The Federal Trade Commission has whacked Facebook with a record $5 billion fine stemming from the 2018 scandal in which a political consulting firm improperly accessed Facebook user data. The fine comes as a result of settlement talks between the two entities.
The consulting firm, Cambridge Analytica, scraped data from 87 million Facebook profiles without the consent of their users to be used for political advertising.
This led to Mark Zuckerberg testifying before Congress regarding Facebook’s privacy policies.
The fine is more than 200 times greater than the previous largest find from the FTC, which was $22.5 million slapped on Google for its privacy practices.
Mark Zuckerberg Is Laughing At Us All
And yet, Mark Zuckerberg and Facebook are laughing this $5 billion fine off. Here’s why.

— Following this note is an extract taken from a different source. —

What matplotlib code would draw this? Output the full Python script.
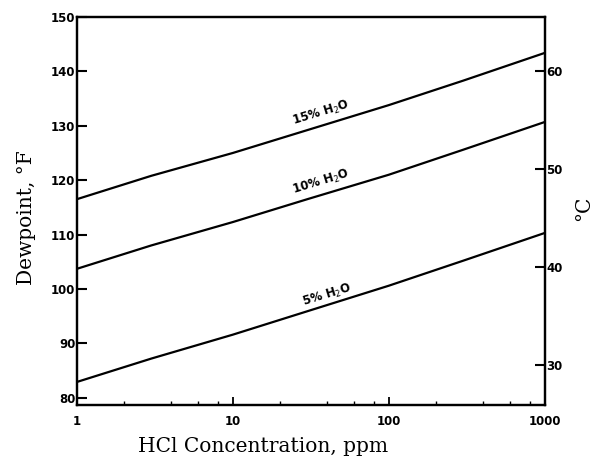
import numpy as np
import matplotlib
matplotlib.use("Agg")
import matplotlib.pyplot as plt
from matplotlib.ticker import FixedLocator, NullFormatter

hcl_ppm = [1, 3, 10, 30, 100, 300, 1000]
dew_15 = [116.5, 120.8, 125.0, 129.2, 133.8, 138.3, 143.4]
dew_10 = [103.7, 108.0, 112.3, 116.5, 121.0, 125.6, 130.7]
dew_5 = [82.9, 87.2, 91.6, 95.9, 100.6, 105.2, 110.3]
series_labels = ["15% H$_2$O", "10% H$_2$O", "5% H$_2$O"]
label_pos = [(37, 132.4), (37, 119.7), (40, 98.9)]

x_ticks = [1, 10, 100, 1000]
x_ticklabels = ["1", "10", "100", "1000"]
f_ticks = [80, 90, 100, 110, 120, 130, 140, 150]
c_ticks = [30, 40, 50, 60]

fig = plt.figure(figsize=(6.0, 4.59), dpi=100)
ax = fig.add_axes([0.128, 0.118, 0.78, 0.845])

for ys in (dew_15, dew_10, dew_5):
    ax.plot(hcl_ppm, ys, color="black", lw=1.6, solid_capstyle="butt")

ax.set_xscale("log")
ax.set_xlim(1, 1000)
ax.set_ylim(78.7, 150)

ax.xaxis.set_major_locator(FixedLocator(x_ticks))
ax.set_xticklabels(x_ticklabels)
ax.xaxis.set_minor_locator(FixedLocator([2, 4, 6, 8, 20, 40, 60, 80, 200, 400, 600, 800]))
ax.xaxis.set_minor_formatter(NullFormatter())
ax.set_yticks(f_ticks)
ax.set_yticklabels([str(t) for t in f_ticks])

for lab in ax.get_xticklabels() + ax.get_yticklabels():
    lab.set_fontfamily("DejaVu Sans")
    lab.set_fontweight("bold")
    lab.set_fontsize(8.5)

ax.tick_params(axis="y", which="major", direction="in", length=7, width=1.5, pad=1)
ax.tick_params(axis="x", which="major", direction="in", length=6, width=1.3, pad=7)
ax.tick_params(axis="x", which="minor", direction="in", length=3, width=1.0)
ax.tick_params(top=False, right=False)

for sp in ax.spines.values():
    sp.set_linewidth(1.6)

fig.text(263 / 600, 1 - 446 / 459, "HCl Concentration, ppm", family="DejaVu Serif",
         fontsize=14.5, ha="center", va="center")
fig.text(27 / 600, 1 - 218 / 459, "Dewpoint, °F", family="DejaVu Serif",
         fontsize=14.5, ha="center", va="center", rotation=90)

ax2 = ax.twinx()
lo, hi = ax.get_ylim()
ax2.set_ylim((lo - 32) * 5 / 9, (hi - 32) * 5 / 9)
ax2.set_yticks(c_ticks)
ax2.set_yticklabels([str(t) for t in c_ticks])
for lab in ax2.get_yticklabels():
    lab.set_fontfamily("DejaVu Sans")
    lab.set_fontweight("bold")
    lab.set_fontsize(8.5)
ax2.tick_params(axis="y", direction="in", length=7, width=1.5, pad=1)
for sp in ax2.spines.values():
    sp.set_linewidth(1.6)
fig.text(584 / 600, 1 - 208 / 459, "°C", family="DejaVu Serif",
         fontsize=14.5, ha="center", va="center", rotation=90)

for text, (xp, yp) in zip(series_labels, label_pos):
    ax.text(xp, yp, text, rotation=17, ha="center", va="center",
            fontsize=8.5, fontweight="bold", family="DejaVu Sans")

fig.savefig("out.png", dpi=100)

The $5 billion fine represents a mere 9% of Facebook’s annual revenues last year, and 7% of its expected revenue this year. It represents about 23% of Facebook’s net income last year.
Facebook generated over $18 billion in free cash flow over the past 12 months.

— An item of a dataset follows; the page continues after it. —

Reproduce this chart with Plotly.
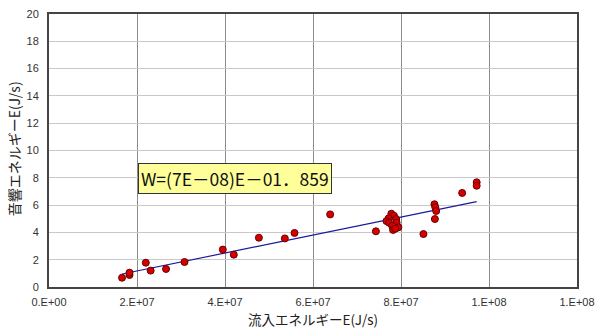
import plotly.graph_objects as go

# Data
inflow_E = [1.66e7, 1.83e7, 1.83e7, 2.20e7, 2.31e7, 2.66e7, 3.08e7, 3.95e7, 4.20e7,
            4.77e7, 5.36e7, 5.58e7, 6.39e7, 7.43e7, 7.78e7, 7.84e7, 7.72e7, 7.67e7,
            7.89e7, 7.73e7, 7.90e7, 7.80e7, 7.94e7, 7.82e7, 7.87e7, 8.51e7, 8.76e7,
            8.78e7, 8.80e7, 8.77e7, 9.39e7, 9.72e7, 9.72e7]
acoustic_W = [0.68, 0.88, 1.05, 1.78, 1.20, 1.32, 1.83, 2.74, 2.37,
              3.61, 3.56, 3.96, 5.32, 4.08, 5.37, 5.22, 5.03, 4.83,
              4.98, 4.71, 4.71, 4.47, 4.37, 4.18, 4.27, 3.88, 6.06,
              5.84, 5.57, 4.98, 6.89, 7.67, 7.42]
trend_x = [1.66e7, 9.72e7]
trend_y = [0.95, 6.25]

x_tickvals = [0, 2e7, 4e7, 6e7, 8e7, 1e8, 1.2e8]
x_ticktext = ["0.E+00", "2.E+07", "4.E+07", "6.E+07", "8.E+07", "1.E+08", "1.E+08"]
y_tickvals = list(range(0, 21, 2))

eq_text = "W=(7E－08)E－01．859"
x_title = "流入エネルギーE(J/s)"
y_title = "音響エネルギーE(J/s)"

fig = go.Figure()
fig.add_trace(go.Scatter(x=trend_x, y=trend_y, mode="lines",
                         line=dict(color="#1a1a99", width=1.2), showlegend=False,
                         hoverinfo="skip"))
fig.add_trace(go.Scatter(x=inflow_E, y=acoustic_W, mode="markers",
                         marker=dict(color="#d40000", size=7,
                                     line=dict(color="#6a0000", width=1)),
                         showlegend=False))

fig.add_annotation(x=4.22e7, y=7.97, xref="x", yref="y", text=eq_text,
                   showarrow=False, bgcolor="#ffff99", bordercolor="#333333",
                   borderwidth=1, borderpad=2,
                   font=dict(family="Noto Sans CJK JP", size=17.5, color="#111111"))

title_font = dict(family="Noto Sans CJK JP", size=13.5, color="#222222")
fig.add_annotation(x=0.5, y=-0.119, xref="paper", yref="paper", text=x_title,
                   showarrow=False, xanchor="center", yanchor="middle", font=title_font)
fig.add_annotation(x=-0.066, y=0.505, xref="paper", yref="paper", text=y_title,
                   showarrow=False, xanchor="center", yanchor="middle", textangle=-90,
                   font=dict(family="Noto Sans CJK JP", size=14, color="#222222"))

fig.update_layout(
    width=596, height=329,
    margin=dict(l=49, r=19, t=14, b=42),
    paper_bgcolor="white", plot_bgcolor="white",
    font=dict(family="Liberation Sans, Arial", size=11, color="#333333"),
)
fig.update_xaxes(range=[0, 1.2e8], tickvals=x_tickvals, ticktext=x_ticktext,
                 showgrid=True, gridcolor="#8c8c8c", gridwidth=1,
                 showline=True, linecolor="#444444", linewidth=2, mirror=True,
                 zeroline=False, ticks="", ticklabelstandoff=4, automargin=False)
fig.update_yaxes(range=[0, 20], tickvals=y_tickvals,
                 showgrid=True, gridcolor="#c8c8c8", gridwidth=1,
                 showline=True, linecolor="#444444", linewidth=2, mirror=True,
                 zeroline=False, ticks="", ticklabelstandoff=6, automargin=False)

fig.write_html("out.html")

Yet the real joke is that Facebook has over $45 billion of cash in its bank account. Mark Zuckerberg can just write one big check to the Federal Trade Commission and be done with them.
Not only that, but Facebook’s stock only suffered when the scandal broke, falling about 16% at the time to roughly $157 per share. Yet it rallied shortly after that to $210 per share.
Mark Zuckerberg and Facebook announced in the last quarterly earnings report that the company would take a $3 billion charge against earnings for the anticipated settlement. As a result, all the negativity over this entire scandal was already baked into the stock.